Work instructions:
Return only those lines from the line containing "What matplotlib code" to the line containing "from matplotlib.patches import Rectangle", both included, and please omit the pictures.
* * * *
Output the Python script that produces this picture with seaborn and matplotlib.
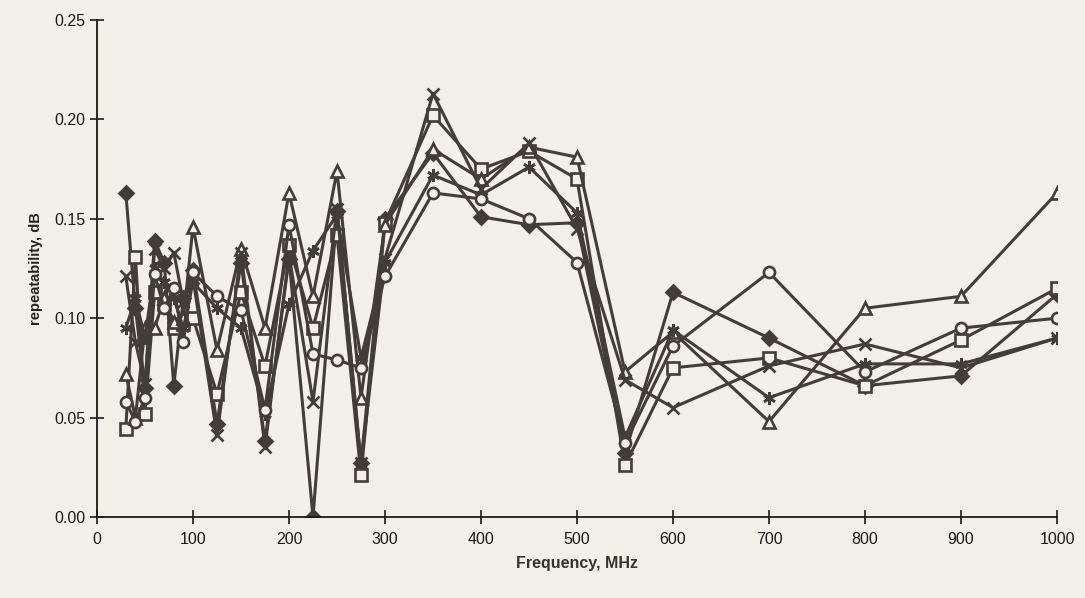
import pandas as pd
import numpy as np
import matplotlib
matplotlib.use("Agg")
import matplotlib.pyplot as plt
import seaborn as sns

# frequencies (MHz)
freq = [30, 40, 50, 60, 70, 80, 90, 100, 125, 150, 175, 200, 225, 250, 275,
        300, 350, 400, 450, 500, 550, 600, 700, 800, 900, 1000]

# repeatability per series, dB
diamond = [0.163, 0.105, 0.065, 0.139, 0.128, 0.066, 0.110, 0.124, 0.047, 0.128, 0.038, 0.130, 0.000,
           0.154, 0.027, 0.150, 0.183, 0.151, 0.147, 0.148, 0.032, 0.113, 0.090, 0.066, 0.071, 0.112]
square = [0.044, 0.131, 0.052, 0.113, 0.107, 0.095, 0.097, 0.100, 0.062, 0.113, 0.076, 0.137, 0.095,
          0.142, 0.021, 0.148, 0.202, 0.175, 0.184, 0.170, 0.026, 0.075, 0.080, 0.066, 0.089, 0.115]
triangle = [0.072, 0.050, 0.095, 0.095, 0.110, 0.098, 0.100, 0.146, 0.084, 0.135, 0.095, 0.163, 0.111,
            0.174, 0.060, 0.147, 0.185, 0.170, 0.186, 0.181, 0.073, 0.093, 0.048, 0.105, 0.111, 0.163]
cross = [0.121, 0.088, 0.067, 0.135, 0.125, 0.133, 0.108, 0.120, 0.041, 0.133, 0.035, 0.132, 0.058,
         0.155, 0.027, 0.130, 0.213, 0.165, 0.188, 0.145, 0.069, 0.055, 0.076, 0.087, 0.075, 0.090]
star = [0.095, 0.110, 0.090, 0.125, 0.118, 0.110, 0.095, 0.118, 0.105, 0.095, 0.052, 0.107, 0.134,
        0.152, 0.080, 0.128, 0.172, 0.162, 0.176, 0.153, 0.040, 0.094, 0.060, 0.077, 0.077, 0.090]
circle = [0.058, 0.048, 0.060, 0.122, 0.105, 0.115, 0.088, 0.123, 0.111, 0.104, 0.054, 0.147, 0.082,
          0.079, 0.075, 0.121, 0.163, 0.160, 0.150, 0.128, 0.037, 0.086, 0.123, 0.073, 0.095, 0.100]

series = {"diamond": diamond, "square": square, "triangle": triangle,
          "cross": cross, "star": star, "circle": circle}

rows = []
for name, vals in series.items():
    for f, v in zip(freq, vals):
        rows.append({"series": name, "freq": f, "value": v})
df = pd.DataFrame(rows)

sns.set_style("white")
plt.rcParams['font.family'] = ['Liberation Sans', 'DejaVu Sans']

bg = "#f2eee8"
ink = "#433d3a"

styles = {
    "diamond": dict(marker="D", mfc=ink, ms=7),
    "square": dict(marker="s", mfc=bg, ms=8),
    "triangle": dict(marker="^", mfc=bg, ms=9),
    "cross": dict(marker="x", mfc=ink, ms=9),
    "star": dict(marker=(6, 2, 0), mfc=ink, ms=9),
    "circle": dict(marker="o", mfc=bg, ms=8),
}

fig = plt.figure(figsize=(10.85, 5.98), dpi=100, facecolor=bg)
ax = fig.add_axes([0.0894, 0.1355, 0.8848, 0.8311])
ax.set_facecolor(bg)

for name in series:
    st = styles[name]
    sns.lineplot(data=df[df["series"] == name], x="freq", y="value", ax=ax,
                 color=ink, linewidth=2.2, marker=st["marker"], markersize=st["ms"],
                 markerfacecolor=st["mfc"], markeredgecolor=ink, markeredgewidth=1.9,
                 legend=False)

ax.set_xlim(0, 1000)
ax.set_ylim(0, 0.25)
ax.set_xticks(np.arange(0, 1001, 100))
ax.set_yticks(np.arange(0, 0.2501, 0.05))
ax.set_yticklabels([f"{t:.2f}" for t in np.arange(0, 0.2501, 0.05)])
ax.tick_params(axis="both", direction="inout", length=10, width=1.2, colors="#1a1a1a",
               labelsize=11.5, bottom=True, left=True)
ax.tick_params(axis="x", pad=6)
for s in ["top", "right"]:
    ax.spines[s].set_visible(False)
for s in ["left", "bottom"]:
    ax.spines[s].set_color("#1a1a1a")
    ax.spines[s].set_linewidth(1.3)

ax.set_xlabel("Frequency, MHz", fontsize=11.5, fontweight="bold", color="#333333", labelpad=6)
ax.set_ylabel("repeatability, dB", fontsize=10.5, fontweight="bold", color="#222222", labelpad=8)

fig.savefig("out.png", dpi=100, facecolor=bg)
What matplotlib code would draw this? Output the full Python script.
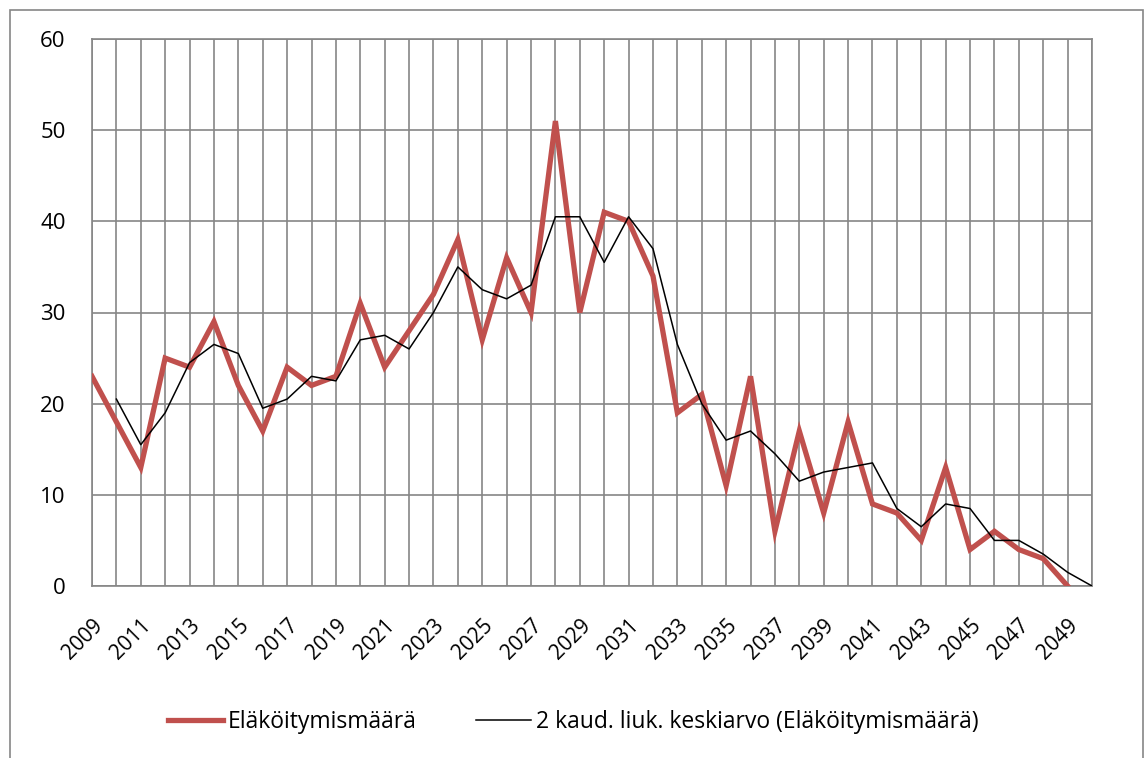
import matplotlib
matplotlib.use("Agg")
import matplotlib.pyplot as plt
from matplotlib.patches import Rectangle

years = list(range(2009, 2051))
retirements = [23, 18, 13, 25, 24, 29, 22, 17, 24, 22, 23, 31, 24, 28, 32, 38, 27, 36, 30, 51,
               30, 41, 40, 34, 19, 21, 11, 23, 6, 17, 8, 18, 9, 8, 5, 13, 4, 6, 4, 3, 0]
ma_years = list(range(2010, 2051))
moving_avg = [20.5, 15.5, 19, 24.5, 26.5, 25.5, 19.5, 20.5, 23, 22.5, 27, 27.5, 26, 30, 35,
              32.5, 31.5, 33, 40.5, 40.5, 35.5, 40.5, 37, 26.5, 20, 16, 17, 14.5, 11.5, 12.5,
              13, 13.5, 8.5, 6.5, 9, 8.5, 5, 5, 3.5, 1.5, 0]
label_years = list(range(2009, 2050, 2))

plt.rcParams["font.family"] = ["Open Sans", "DejaVu Sans"]

fig = plt.figure(figsize=(11.46, 7.58), dpi=100)
ax = fig.add_axes([92 / 1146, 1 - 586 / 758, 1000 / 1146, 547 / 758])

grid_c = "#868686"
ax.plot(years[:len(retirements)], retirements, color="#C0504D", lw=3.8,
        solid_joinstyle="miter", label="Eläköitymismäärä", zorder=3)
ax.plot(ma_years, moving_avg, color="black", lw=1.1,
        label="2 kaud. liuk. keskiarvo (Eläköitymismäärä)", zorder=4)

ax.set_xlim(2009, 2050)
ax.set_ylim(0, 60)
ax.set_yticks(range(0, 61, 10))
ax.set_xticks(years, minor=True)
ax.set_xticks(label_years)
ax.set_xticklabels([str(y) for y in label_years], rotation=45, ha="right", rotation_mode="anchor",
                   fontsize=15)
ax.tick_params(axis="y", labelsize=16, length=0, pad=19)
ax.tick_params(axis="x", which="both", length=0, pad=21)
ax.grid(True, which="both", axis="x", color=grid_c, lw=1.2)
ax.grid(True, which="major", axis="y", color=grid_c, lw=1.2)
for s in ax.spines.values():
    s.set_color(grid_c)
    s.set_linewidth(1.2)
ax.set_axisbelow(True)

fig.legend(loc="center", bbox_to_anchor=(0.5, 1 - 722 / 758), ncol=2, frameon=False, fontsize=16.5,
           handlelength=2.4, columnspacing=2.6, handletextpad=0.2)

fig.patches.append(Rectangle((10 / 1146, -0.01), 1133 / 1146, 1 - 10 / 758 + 0.01,
                             transform=fig.transFigure, fill=False, edgecolor="#868686", lw=1.2))

fig.savefig("out.png", dpi=100)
* * * *
Response for this exercise:
What matplotlib code would draw this? Output the full Python script.
import matplotlib
matplotlib.use("Agg")
import matplotlib.pyplot as plt
from matplotlib.patches import Rectangle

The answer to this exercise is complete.